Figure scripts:
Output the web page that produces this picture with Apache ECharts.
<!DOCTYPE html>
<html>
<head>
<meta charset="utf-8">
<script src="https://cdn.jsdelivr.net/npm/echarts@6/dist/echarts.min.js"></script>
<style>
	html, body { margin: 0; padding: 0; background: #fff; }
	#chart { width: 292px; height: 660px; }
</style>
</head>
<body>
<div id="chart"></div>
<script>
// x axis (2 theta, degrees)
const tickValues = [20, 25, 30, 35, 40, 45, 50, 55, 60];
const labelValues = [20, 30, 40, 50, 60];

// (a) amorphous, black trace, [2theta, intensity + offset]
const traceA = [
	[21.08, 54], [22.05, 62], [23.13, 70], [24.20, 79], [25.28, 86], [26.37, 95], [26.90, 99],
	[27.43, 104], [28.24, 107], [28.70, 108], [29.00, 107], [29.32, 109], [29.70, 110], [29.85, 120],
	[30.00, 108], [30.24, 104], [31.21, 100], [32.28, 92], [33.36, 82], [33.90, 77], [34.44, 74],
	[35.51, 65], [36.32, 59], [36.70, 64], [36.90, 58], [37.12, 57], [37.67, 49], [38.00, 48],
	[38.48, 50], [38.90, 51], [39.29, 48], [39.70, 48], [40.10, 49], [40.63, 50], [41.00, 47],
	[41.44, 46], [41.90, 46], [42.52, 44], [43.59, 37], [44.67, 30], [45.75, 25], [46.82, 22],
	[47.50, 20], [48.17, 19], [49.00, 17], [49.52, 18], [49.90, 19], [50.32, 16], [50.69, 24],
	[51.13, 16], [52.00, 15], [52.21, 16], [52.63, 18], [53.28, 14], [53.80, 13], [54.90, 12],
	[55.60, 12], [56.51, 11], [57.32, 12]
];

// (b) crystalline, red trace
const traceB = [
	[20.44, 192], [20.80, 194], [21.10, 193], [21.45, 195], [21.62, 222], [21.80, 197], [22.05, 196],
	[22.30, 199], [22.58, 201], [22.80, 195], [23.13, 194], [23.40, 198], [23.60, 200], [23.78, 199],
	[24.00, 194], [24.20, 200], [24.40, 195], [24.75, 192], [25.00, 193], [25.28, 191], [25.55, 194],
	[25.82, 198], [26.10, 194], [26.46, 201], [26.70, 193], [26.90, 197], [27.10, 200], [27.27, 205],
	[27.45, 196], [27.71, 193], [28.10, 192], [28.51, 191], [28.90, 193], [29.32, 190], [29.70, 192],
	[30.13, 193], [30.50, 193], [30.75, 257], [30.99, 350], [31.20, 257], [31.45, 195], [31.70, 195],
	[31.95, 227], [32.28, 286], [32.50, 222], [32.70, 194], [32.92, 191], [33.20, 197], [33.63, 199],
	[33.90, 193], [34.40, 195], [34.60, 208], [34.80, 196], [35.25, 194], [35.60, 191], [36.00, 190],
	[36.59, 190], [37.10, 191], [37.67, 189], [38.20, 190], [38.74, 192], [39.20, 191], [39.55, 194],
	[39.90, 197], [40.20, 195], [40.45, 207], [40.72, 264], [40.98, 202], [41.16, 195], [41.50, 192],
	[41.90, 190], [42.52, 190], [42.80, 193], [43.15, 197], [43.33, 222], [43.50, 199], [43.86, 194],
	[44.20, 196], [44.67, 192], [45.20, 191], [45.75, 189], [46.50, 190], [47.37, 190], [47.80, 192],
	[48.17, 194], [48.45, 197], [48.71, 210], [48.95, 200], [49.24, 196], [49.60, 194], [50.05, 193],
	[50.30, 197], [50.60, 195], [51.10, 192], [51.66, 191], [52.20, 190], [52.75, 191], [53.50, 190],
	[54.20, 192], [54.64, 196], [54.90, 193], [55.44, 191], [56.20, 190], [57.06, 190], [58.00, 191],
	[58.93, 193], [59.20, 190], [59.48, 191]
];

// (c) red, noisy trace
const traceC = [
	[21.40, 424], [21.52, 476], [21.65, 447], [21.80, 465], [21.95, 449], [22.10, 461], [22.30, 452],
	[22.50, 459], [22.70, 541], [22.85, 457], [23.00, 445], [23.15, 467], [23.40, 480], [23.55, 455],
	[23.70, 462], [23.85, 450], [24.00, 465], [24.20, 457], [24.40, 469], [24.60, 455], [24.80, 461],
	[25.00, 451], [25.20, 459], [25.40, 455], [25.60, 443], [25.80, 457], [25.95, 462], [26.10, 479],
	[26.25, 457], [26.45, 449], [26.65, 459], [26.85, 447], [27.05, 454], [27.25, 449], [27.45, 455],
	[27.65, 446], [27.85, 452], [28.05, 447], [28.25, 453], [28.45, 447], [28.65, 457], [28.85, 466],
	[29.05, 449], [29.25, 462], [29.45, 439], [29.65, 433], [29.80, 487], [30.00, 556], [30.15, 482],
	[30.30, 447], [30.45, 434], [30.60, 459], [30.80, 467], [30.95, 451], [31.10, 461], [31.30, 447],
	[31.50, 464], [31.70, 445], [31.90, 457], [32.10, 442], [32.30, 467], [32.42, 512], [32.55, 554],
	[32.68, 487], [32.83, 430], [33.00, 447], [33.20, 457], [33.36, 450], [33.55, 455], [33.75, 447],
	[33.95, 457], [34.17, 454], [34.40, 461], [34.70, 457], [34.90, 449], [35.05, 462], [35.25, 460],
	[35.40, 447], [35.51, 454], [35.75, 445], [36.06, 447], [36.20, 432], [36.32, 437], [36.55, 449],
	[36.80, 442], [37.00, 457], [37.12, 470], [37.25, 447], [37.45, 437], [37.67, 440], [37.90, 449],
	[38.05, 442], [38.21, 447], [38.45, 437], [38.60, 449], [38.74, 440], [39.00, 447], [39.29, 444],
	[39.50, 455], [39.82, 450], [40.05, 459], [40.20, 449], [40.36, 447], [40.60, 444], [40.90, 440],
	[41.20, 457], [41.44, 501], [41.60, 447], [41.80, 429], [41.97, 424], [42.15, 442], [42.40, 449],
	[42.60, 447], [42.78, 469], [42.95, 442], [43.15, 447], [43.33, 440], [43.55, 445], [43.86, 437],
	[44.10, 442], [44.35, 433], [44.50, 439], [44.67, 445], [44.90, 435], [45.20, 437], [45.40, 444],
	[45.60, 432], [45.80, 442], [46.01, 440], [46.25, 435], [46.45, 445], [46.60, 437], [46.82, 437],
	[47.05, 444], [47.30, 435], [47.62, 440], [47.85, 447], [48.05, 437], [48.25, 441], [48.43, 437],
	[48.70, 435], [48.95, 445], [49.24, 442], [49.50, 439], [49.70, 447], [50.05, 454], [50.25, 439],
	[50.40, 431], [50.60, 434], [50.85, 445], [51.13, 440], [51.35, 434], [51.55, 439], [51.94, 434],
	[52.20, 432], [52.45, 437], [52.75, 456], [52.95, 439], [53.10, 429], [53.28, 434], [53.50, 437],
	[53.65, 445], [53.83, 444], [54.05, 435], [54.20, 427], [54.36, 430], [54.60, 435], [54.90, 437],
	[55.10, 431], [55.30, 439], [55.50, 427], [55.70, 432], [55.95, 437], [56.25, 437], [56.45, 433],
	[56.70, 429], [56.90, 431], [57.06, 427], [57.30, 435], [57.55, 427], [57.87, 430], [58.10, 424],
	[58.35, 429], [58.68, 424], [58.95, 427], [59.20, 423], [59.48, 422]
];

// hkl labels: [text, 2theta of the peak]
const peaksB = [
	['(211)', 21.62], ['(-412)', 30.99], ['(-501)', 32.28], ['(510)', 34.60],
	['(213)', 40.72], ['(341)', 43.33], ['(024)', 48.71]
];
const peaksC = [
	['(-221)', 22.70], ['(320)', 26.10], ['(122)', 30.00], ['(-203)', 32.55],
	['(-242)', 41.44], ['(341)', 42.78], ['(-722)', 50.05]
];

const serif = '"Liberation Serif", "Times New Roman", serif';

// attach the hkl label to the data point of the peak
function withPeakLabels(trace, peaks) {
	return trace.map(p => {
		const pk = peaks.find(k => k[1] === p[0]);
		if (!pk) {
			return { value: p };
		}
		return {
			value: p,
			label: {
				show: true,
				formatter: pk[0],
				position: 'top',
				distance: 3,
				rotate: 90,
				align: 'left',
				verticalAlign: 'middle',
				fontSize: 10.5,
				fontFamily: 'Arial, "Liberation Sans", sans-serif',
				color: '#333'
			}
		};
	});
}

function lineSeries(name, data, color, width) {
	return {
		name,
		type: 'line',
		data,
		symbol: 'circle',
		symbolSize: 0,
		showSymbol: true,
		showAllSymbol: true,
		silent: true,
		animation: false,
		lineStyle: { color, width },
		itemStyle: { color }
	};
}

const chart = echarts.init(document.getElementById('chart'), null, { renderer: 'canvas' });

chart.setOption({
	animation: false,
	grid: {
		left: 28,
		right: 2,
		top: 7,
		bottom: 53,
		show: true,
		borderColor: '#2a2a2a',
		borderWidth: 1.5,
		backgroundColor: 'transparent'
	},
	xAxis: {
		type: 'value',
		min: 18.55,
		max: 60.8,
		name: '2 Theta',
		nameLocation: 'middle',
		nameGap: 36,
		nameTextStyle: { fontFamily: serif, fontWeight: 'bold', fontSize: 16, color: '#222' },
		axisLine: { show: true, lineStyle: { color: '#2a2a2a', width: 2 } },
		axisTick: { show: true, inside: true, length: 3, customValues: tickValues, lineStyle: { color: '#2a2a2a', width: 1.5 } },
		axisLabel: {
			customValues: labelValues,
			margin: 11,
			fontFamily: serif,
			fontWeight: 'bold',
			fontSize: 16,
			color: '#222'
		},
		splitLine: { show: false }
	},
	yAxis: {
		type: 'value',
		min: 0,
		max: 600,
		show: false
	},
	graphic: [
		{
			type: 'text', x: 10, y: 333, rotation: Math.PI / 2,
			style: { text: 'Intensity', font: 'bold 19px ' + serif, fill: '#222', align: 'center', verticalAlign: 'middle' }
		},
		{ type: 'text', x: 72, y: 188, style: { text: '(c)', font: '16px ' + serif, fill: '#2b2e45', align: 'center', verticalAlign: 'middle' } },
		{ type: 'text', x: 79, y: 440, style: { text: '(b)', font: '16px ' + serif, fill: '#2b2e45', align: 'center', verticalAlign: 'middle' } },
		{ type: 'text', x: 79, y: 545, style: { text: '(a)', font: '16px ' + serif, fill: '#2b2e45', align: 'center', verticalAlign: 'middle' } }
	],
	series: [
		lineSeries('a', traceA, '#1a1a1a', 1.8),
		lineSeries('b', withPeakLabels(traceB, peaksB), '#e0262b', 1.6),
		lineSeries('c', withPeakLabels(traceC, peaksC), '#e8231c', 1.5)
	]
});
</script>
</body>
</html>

...

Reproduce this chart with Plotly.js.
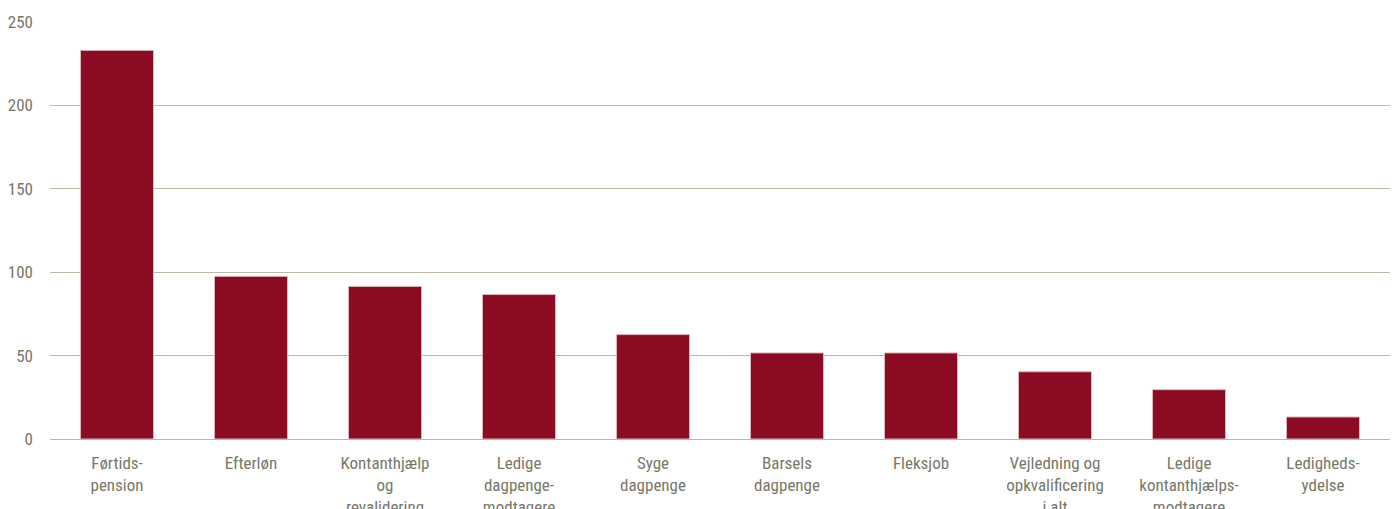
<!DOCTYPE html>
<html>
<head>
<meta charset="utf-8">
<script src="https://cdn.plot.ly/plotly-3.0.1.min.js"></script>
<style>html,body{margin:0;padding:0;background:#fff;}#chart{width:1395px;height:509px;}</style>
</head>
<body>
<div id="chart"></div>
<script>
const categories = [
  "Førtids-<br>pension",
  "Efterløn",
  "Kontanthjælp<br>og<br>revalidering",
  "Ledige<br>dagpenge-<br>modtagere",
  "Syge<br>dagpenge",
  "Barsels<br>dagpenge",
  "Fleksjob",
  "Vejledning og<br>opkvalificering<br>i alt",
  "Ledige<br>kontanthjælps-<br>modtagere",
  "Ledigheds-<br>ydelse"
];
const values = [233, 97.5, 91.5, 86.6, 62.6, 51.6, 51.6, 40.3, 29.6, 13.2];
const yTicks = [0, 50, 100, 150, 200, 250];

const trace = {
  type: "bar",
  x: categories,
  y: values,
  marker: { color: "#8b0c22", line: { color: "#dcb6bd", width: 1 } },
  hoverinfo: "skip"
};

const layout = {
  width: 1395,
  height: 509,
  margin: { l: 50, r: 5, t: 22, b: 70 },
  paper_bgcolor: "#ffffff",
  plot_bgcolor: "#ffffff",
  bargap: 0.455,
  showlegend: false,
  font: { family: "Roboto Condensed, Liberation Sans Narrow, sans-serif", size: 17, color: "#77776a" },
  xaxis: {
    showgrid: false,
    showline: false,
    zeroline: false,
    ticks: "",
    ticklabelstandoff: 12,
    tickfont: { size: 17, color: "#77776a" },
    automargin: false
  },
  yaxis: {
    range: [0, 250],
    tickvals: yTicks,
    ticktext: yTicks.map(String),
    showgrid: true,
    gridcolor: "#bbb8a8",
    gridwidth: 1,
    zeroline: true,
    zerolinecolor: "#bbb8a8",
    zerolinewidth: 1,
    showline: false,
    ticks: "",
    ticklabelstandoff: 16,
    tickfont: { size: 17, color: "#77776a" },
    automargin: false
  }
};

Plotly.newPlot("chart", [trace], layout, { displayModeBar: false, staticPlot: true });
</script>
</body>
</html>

**Objective:**
In the listing above, find the line containing "Output the web" and the line containing "const labelValues = [20, 30, 40, 50, 60];", then quote both, plus every line between them, exactly as written.

**Solved exercise:**
Output the web page that produces this picture with Apache ECharts.
<!DOCTYPE html>
<html>
<head>
<meta charset="utf-8">
<script src="https://cdn.jsdelivr.net/npm/echarts@6/dist/echarts.min.js"></script>
<style>
	html, body { margin: 0; padding: 0; background: #fff; }
	#chart { width: 292px; height: 660px; }
</style>
</head>
<body>
<div id="chart"></div>
<script>
// x axis (2 theta, degrees)
const tickValues = [20, 25, 30, 35, 40, 45, 50, 55, 60];
const labelValues = [20, 30, 40, 50, 60];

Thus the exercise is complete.